February 13, 2012
By Jacob Combs
As today’s marriage equality developments demonstrate, the marriage movement is wise to focus its attention on state legislatures, where real change can be accomplished through persistence and education. One of the most important facets of the marriage movement is state-by-state gains: the more Americans who live in communities where gay and lesbian couples can marry, the more that learn what marriage really means to these couples.
Nevertheless, American government is a federalist system, and nationwide, federal activism is just as important as state activism. Today, Freedom to Marry launched a petition campaign urging the Democratic Party to adopt full support of marriage equality in its 2012 platform, which will be voted on at the Democratic National Convention taking place in Charlotte, North Carolina in September. Here is Freedom to Marry’s proposed platform language:
The Democratic Party supports the full inclusion of all families in the life of our nation, with equal respect, responsibility, and protection under the law, including the freedom to marry. Government has no business putting barriers in the path of people seeking to care for their family members, particularly in challenging economic times. We support the Respect for Marriage Act and the overturning of the federal so-called “Defense of Marriage Act,” and oppose discriminatory constitutional amendments and other attempts to deny the freedom to marry to loving and committed same-sex couples.
Freedom to Marry’s position is important because it is unequivocally time for the Democratic Party to support full marriage rights for all. Polls throughout 2011 have demonstrated that a majority of Americans supports marriage equality. Even more strikingly, a CNN poll found that among Democrats, a full 64 percent are in support of marriage equality, along with 55 percent of independents. When almost two-thirds of a party’s voters support an issue, it’s time for that party to include the issue in its platform.

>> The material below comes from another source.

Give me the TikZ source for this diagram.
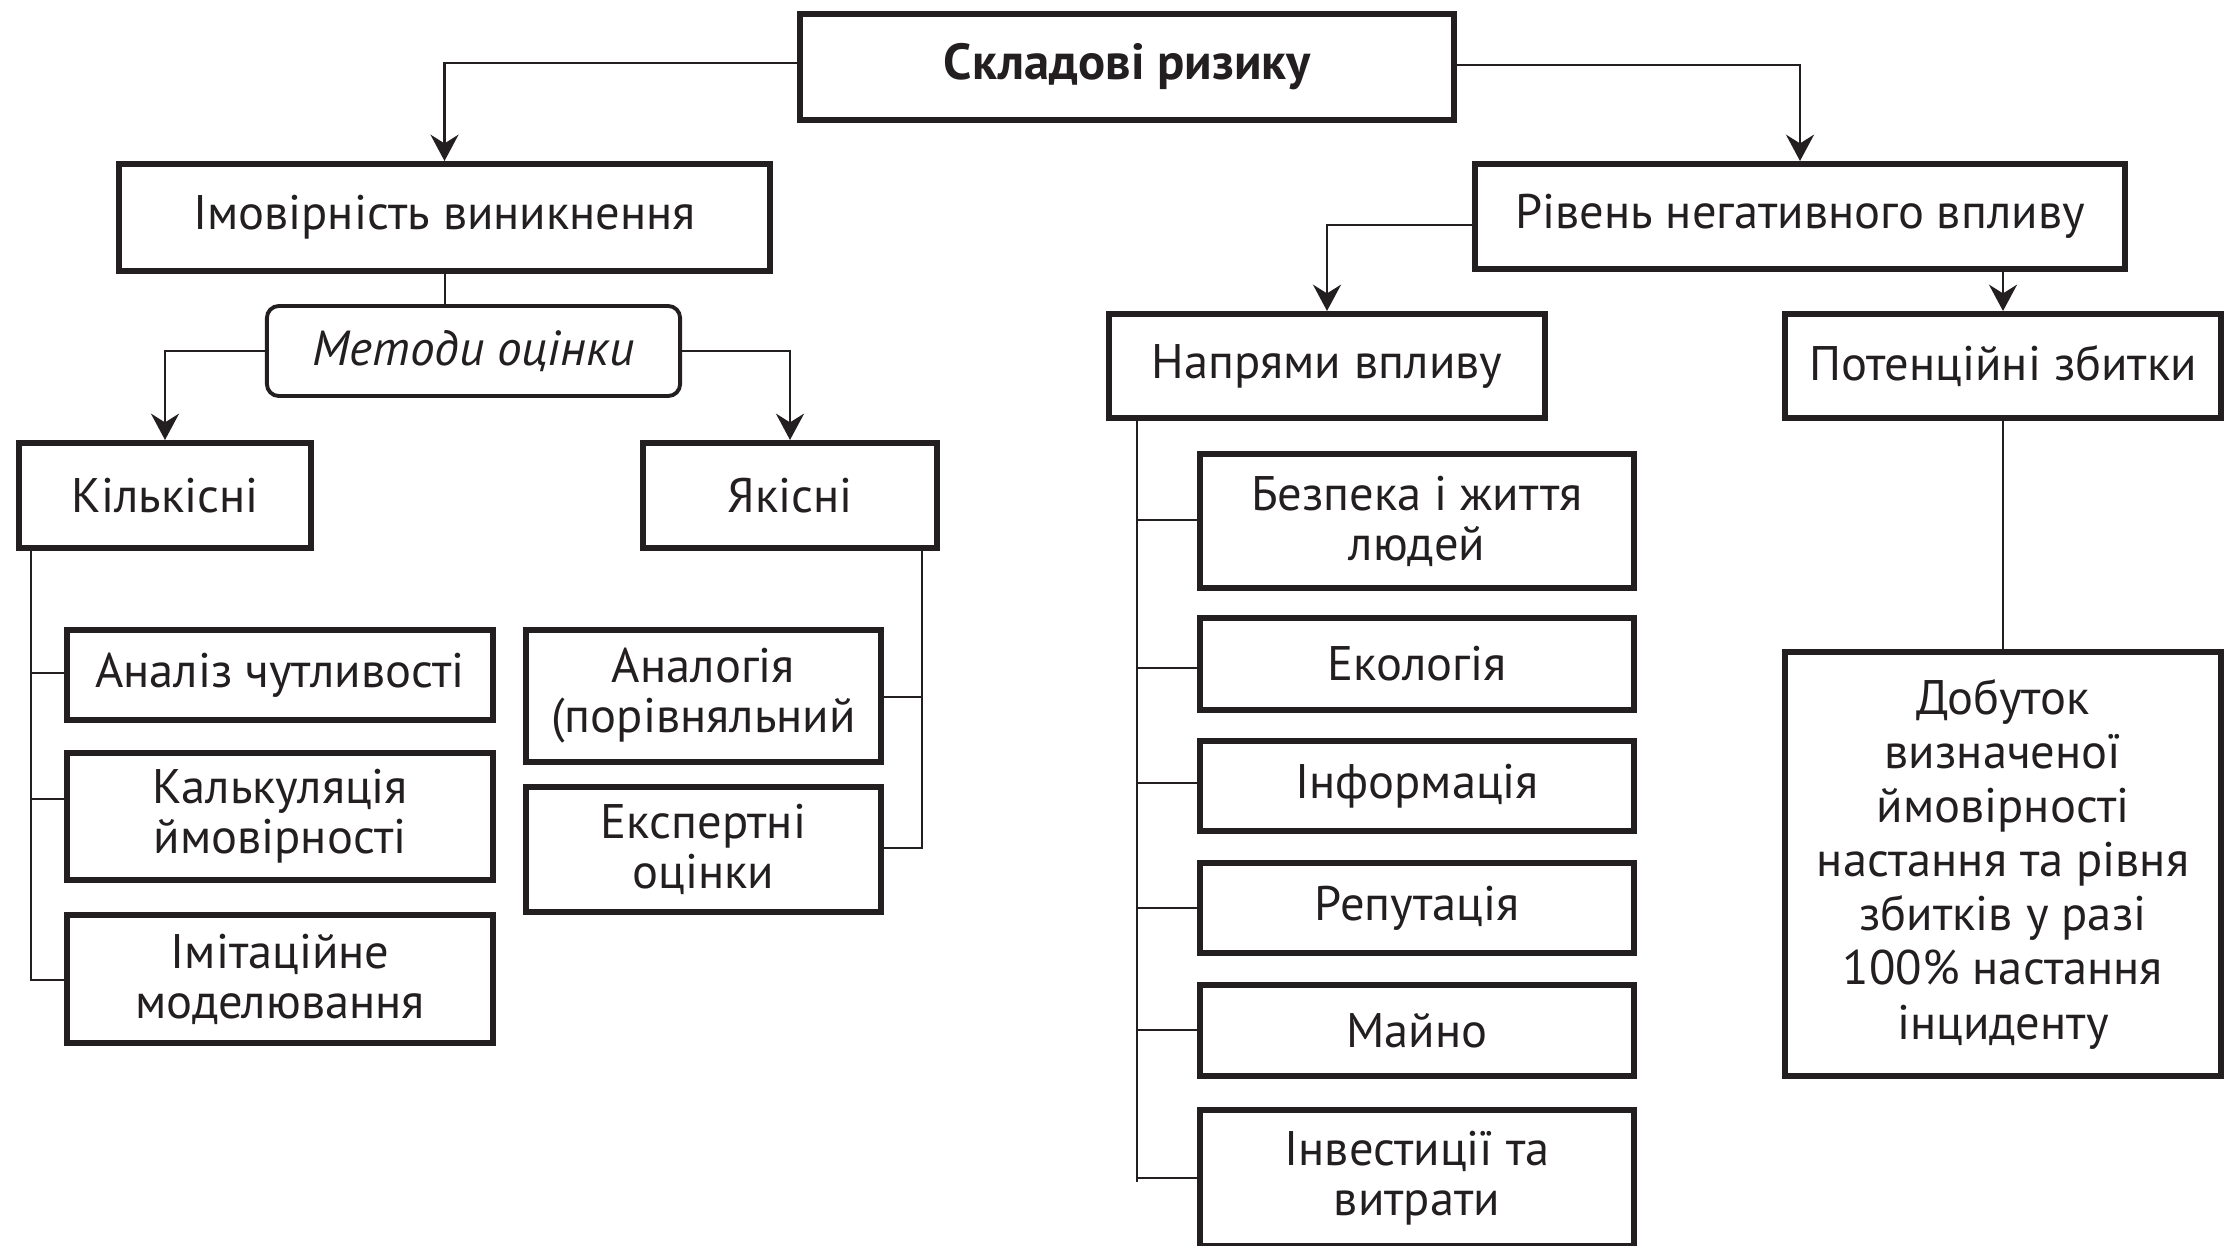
\documentclass[tikz,border=0pt]{standalone}
\usepackage{fontspec}
\setmainfont{PT Sans}
\usetikzlibrary{arrows.meta}
\definecolor{ink}{HTML}{231F20}
\begin{document}
\begin{tikzpicture}[x=0.01cm,y=-0.01cm,
  box/.style={draw=ink, line width=1.7pt, align=center, inner sep=0pt, text=ink,
    font=\fontsize{13.8}{14.2}\selectfont},
  rbox/.style={box, line width=1.1pt, rounded corners=0.12cm},
  conn/.style={line width=0.6pt, draw=ink},
  arr/.style={conn, -{Stealth[length=7.5pt,width=8pt,inset=2.5pt]}}]
\useasboundingbox (0,0) rectangle (2224,1245);
% level 0
\node[box, minimum width=6.54cm, minimum height=1.06cm, font=\fontsize{14.4}{15}\selectfont\bfseries] (top) at (1127,67) {Складові ризику};
% level 1
\node[box, minimum width=6.51cm, minimum height=1.07cm] (imov) at (444.5,217.5) {Імовірність виникнення};
\node[box, minimum width=6.50cm, minimum height=1.05cm] (riven) at (1800,216.5) {Рівень негативного впливу};
% left branch
\node[rbox, minimum width=4.13cm, minimum height=0.90cm, font=\fontsize{14}{15}\selectfont\itshape] (met) at (473.5,351) {Методи оцінки};
\node[box, minimum width=2.92cm, minimum height=1.05cm] (kilk) at (165,495.5) {Кількісні};
\node[box, minimum width=2.94cm, minimum height=1.05cm] (yak) at (790,495.5) {Якісні};
\node[box, minimum width=4.26cm, minimum height=0.90cm] (anal) at (280,675) {Аналіз чутливості};
\node[box, minimum width=4.26cm, minimum height=1.27cm] (kalk) at (280,816.5) {Калькуляція\\ймовірності};
\node[box, minimum width=4.26cm, minimum height=1.28cm] (imit) at (280,979) {Імітаційне\\моделювання};
\node[box, minimum width=3.55cm, minimum height=1.32cm] (analog) at (703.5,696) {Аналогія\\(порівняльний};
\node[box, minimum width=3.55cm, minimum height=1.25cm] (eksp) at (703.5,849.5) {Експертні\\оцінки};
% right branch
\node[box, minimum width=4.36cm, minimum height=1.04cm] (napr) at (1327,366) {Напрями впливу};
\node[box, minimum width=4.36cm, minimum height=1.04cm] (poten) at (2003,366) {Потенційні збитки};
\node[box, minimum width=4.34cm, minimum height=1.34cm] (bezp) at (1417,521) {Безпека і життя\\людей};
\node[box, minimum width=4.34cm, minimum height=0.92cm] (ekol) at (1417,664) {Екологія};
\node[box, minimum width=4.34cm, minimum height=0.90cm] (inf) at (1417,786) {Інформація};
\node[box, minimum width=4.34cm, minimum height=0.90cm] (rep) at (1417,908) {Репутація};
\node[box, minimum width=4.34cm, minimum height=0.91cm] (mayno) at (1417,1030.5) {Майно};
\node[box, minimum width=4.34cm, minimum height=1.36cm] (inv) at (1417,1178) {Інвестиції та\\витрати};
\node[box, minimum width=4.36cm, minimum height=4.24cm, font=\fontsize{13.8}{15.4}\selectfont] (dob) at (2003,864) {Добуток\\визначеної\\ймовірності\\настання та рівня\\збитків у разі\\100\% настання\\інциденту};
% connectors from top
\draw[arr] (top.west |- 0,63) -| (imov.north);
\draw[arr] (top.east |- 0,65) -| (riven.north);
% left tree
\draw[conn] (imov.south -| 445,0) -- (met.north -| 445,0);
\draw[arr] (met.west) -| (kilk.north);
\draw[arr] (met.east) -| (yak.north);
\coordinate (kl) at (31,980);
\draw[conn] (kilk.south -| kl) -- (kl) -- (imit.west |- kl);
\draw[conn] (kl |- 0,673) -- (anal.west |- 0,673);
\draw[conn] (kl |- 0,799) -- (kalk.west |- 0,799);
\coordinate (yk) at (922,848);
\draw[conn] (yak.south -| yk) -- (yk) -- (eksp.east |- yk);
\draw[conn] (yk |- 0,697) -- (analog.east |- 0,697);
% right tree
\draw[arr] (riven.west |- 0,225) -| (napr.north);
\draw[arr] (riven.south -| poten.north) -- (poten.north);
\draw[conn] (poten.south) -- (dob.north);
\coordinate (nk) at (1137,1182);
\draw[conn] (napr.south -| nk) -- (nk);
\draw[conn] (nk |- 0,520) -- (bezp.west |- 0,520);
\draw[conn] (nk |- 0,668) -- (ekol.west |- 0,668);
\draw[conn] (nk |- 0,783) -- (inf.west |- 0,783);
\draw[conn] (nk |- 0,908) -- (rep.west |- 0,908);
\draw[conn] (nk |- 0,1030) -- (mayno.west |- 0,1030);
\draw[conn] (nk |- 0,1178) -- (inv.west |- 0,1178);
\end{tikzpicture}
\end{document}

Even more significantly, Freedom to Marry’s suggestion wouldn’t just be the right thing for Democrats to do, it’s the smart thing to do politically as well. As we’ve written about before here on P8TT, there is no reason that marriage equality should be seen as a partisan issue, and Republicans like Ted Olson (and the Republican senators who voted for marriage equality today in New Jersey) deserve commendation for their support. Nevertheless, it is to the benefit of Democrats to be seen as the party that supports an issue that so many Americans (and particularly young Americans) are in favor of.
As we reported here at P8TT, Australia’s Labour Party amended its platform in early December to include full marriage equality. Just yesterday, two new marriage bills were introduced in the Australian legislature, one by a Labour politician and another by a member of the Greens party. This isn’t to say that gay and lesbian couples will be able to marry in Australia any time soon: none of the bills has the support yet to pass. But with a new poll showing 62 percent support for marriage equality in the country (a number that jumps to an incredible 81 percent among voters aged 18-24), the bills mark a promising development. Labour, the ruling party, opposed marriage equality until just a few months ago; now, one of their members of parliament has introduced legislation to make equality a reality. Could the same thing happen in the U.S.? First, one of our political must amend its platform. For the Democrats, it looks like that time might finally have come.